Prevent counter-terror scheme failures leave public at risk – ex-adviser

The man who reviewed the government’s counter-terror scheme last year says key recommendations he made have been ignored – leaving the public “at risk”. Sir William Shawcross suggested Prevent was failing to identify terrorist sympathisers and there was an increased risk in the UK due to the war in Gaza.

The Home Office said it had implemented almost all of Sir William’s proposals, and would eventually enact them all. Prevent is a key part of the UK’s counter-terrorism strategy.

In practical terms, the scheme places public bodies – including schools and the police – under a legal duty to identify people who may turn to extremism, and intervene in their lives before it is too late.

On Tuesday, ministers marked a year since the publication of Sir William’s independent review by declaring that they had “brought Prevent back to its core mission”.

“The whole counter-terrorism system needs to continually evolve and adapt to the ever-changing threat from terrorism,” Home Secretary James Cleverly said in a progress report.

“Thanks to the work undertaken in response to [Sir William’s] review, we have a first-class Prevent programme that can play a central role in this effort. But Sir William – who was appointed to conduct his review when Boris Johnson was prime minister – said that the “glass is still only half full”.

“The government has published a report saying that they have made some of those changes that I asked for, that I proposed – but not enough,” he said, speaking to the BBC a day after the government’s progress report.

Sir William added ministers had “ignored” some of his key recommendations – “and I think as a result the public is at risk”.

He said he felt more worried about extremism in the UK after Hamas’s 7 October attacks on Israel, and that the government – through Prevent – “should pay much more attention to the Hamas support network”.

“There are unfortunately quite a lot of Hamas sympathisers and some operatives in this country,” Sir William said, adding: “Prevent and the police should have been working much harder against those Hamas people in this country.”

Sir William found in his 2023 review that the scheme had repeatedly “failed” to identify attackers – and there was a “sense of lost purpose” in the scheme.

Speaking to the BBC on Wednesday, he continued: “The public are more at risk because of the events of 7 October and subsequently – and many, many people in this country are much more frightened than they have ever been before.”

The Metropolitan Police has previously said the conflict in the Middle East had a “profound and polarising impact here in London”.

When he was appointed to lead the review into Prevent, Sir William was criticised by a range of civil rights campaign groups, including some who accused him of having anti-Islamic views. But crucially his review was always defended by the government, whose actions he is now questioning.

Government sources pointed out that the most recent statistics on Prevent referrals end in March 2023, arguing that they therefore did not reflect any effects his recommendations might have had on government policy.

A Home Office spokesperson said the government had made “significant progress to deliver a strengthened Prevent”.

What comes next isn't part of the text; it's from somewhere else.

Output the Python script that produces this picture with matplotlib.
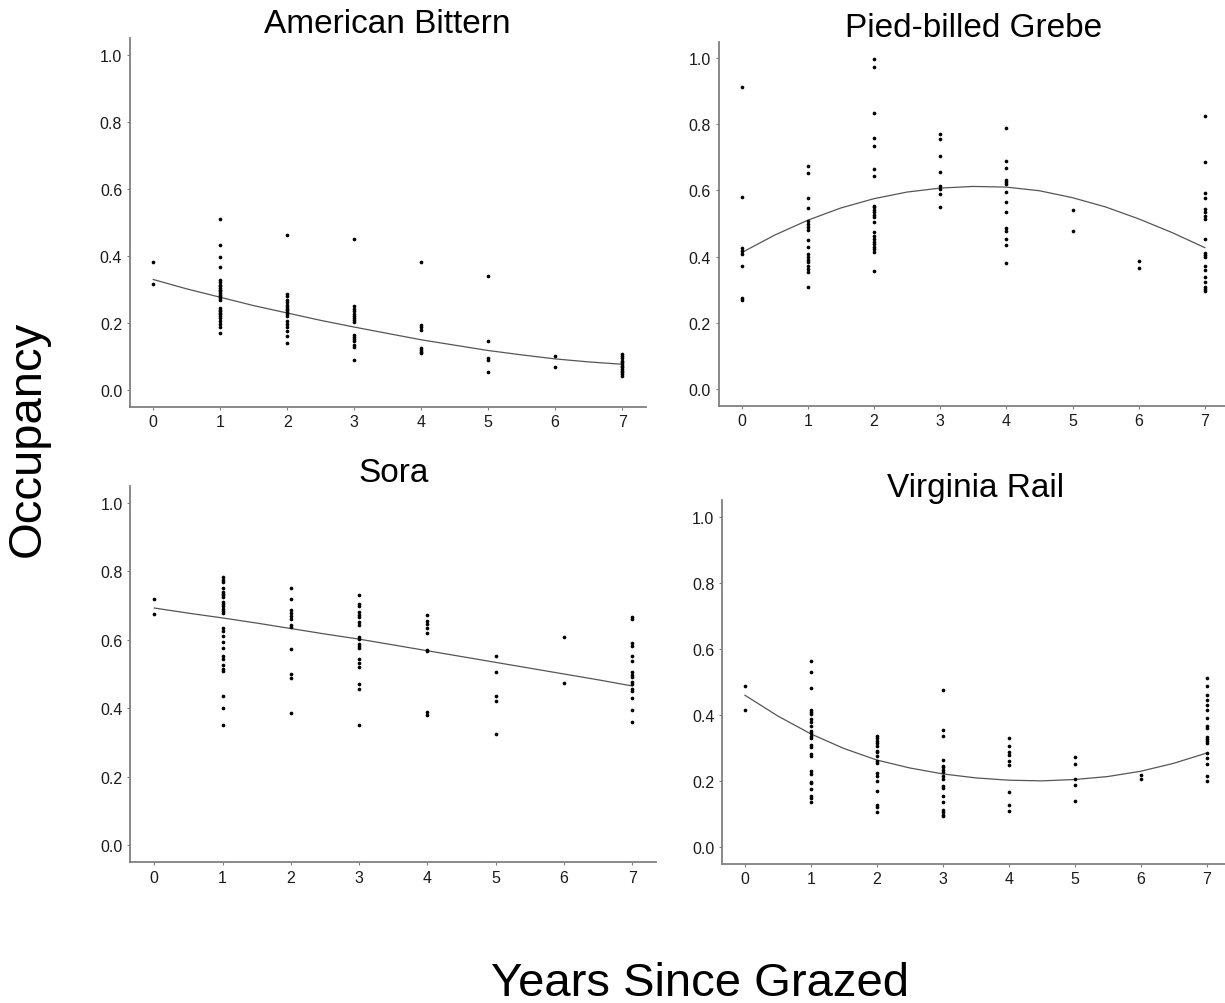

“William Shawcross’s Review was critical to ensuring Prevent is fit for purpose, which is why we accepted his recommendations in full,” the spokesperson continued.

“One year on, we have delivered 30 of the 34 recommendations he made, and we are making rapid progress on delivering the remaining four. The government agrees that extreme Islamist ideology presents the greatest threat to the UK, and has moved swiftly to update Prevent duty guidance and training to make that clear.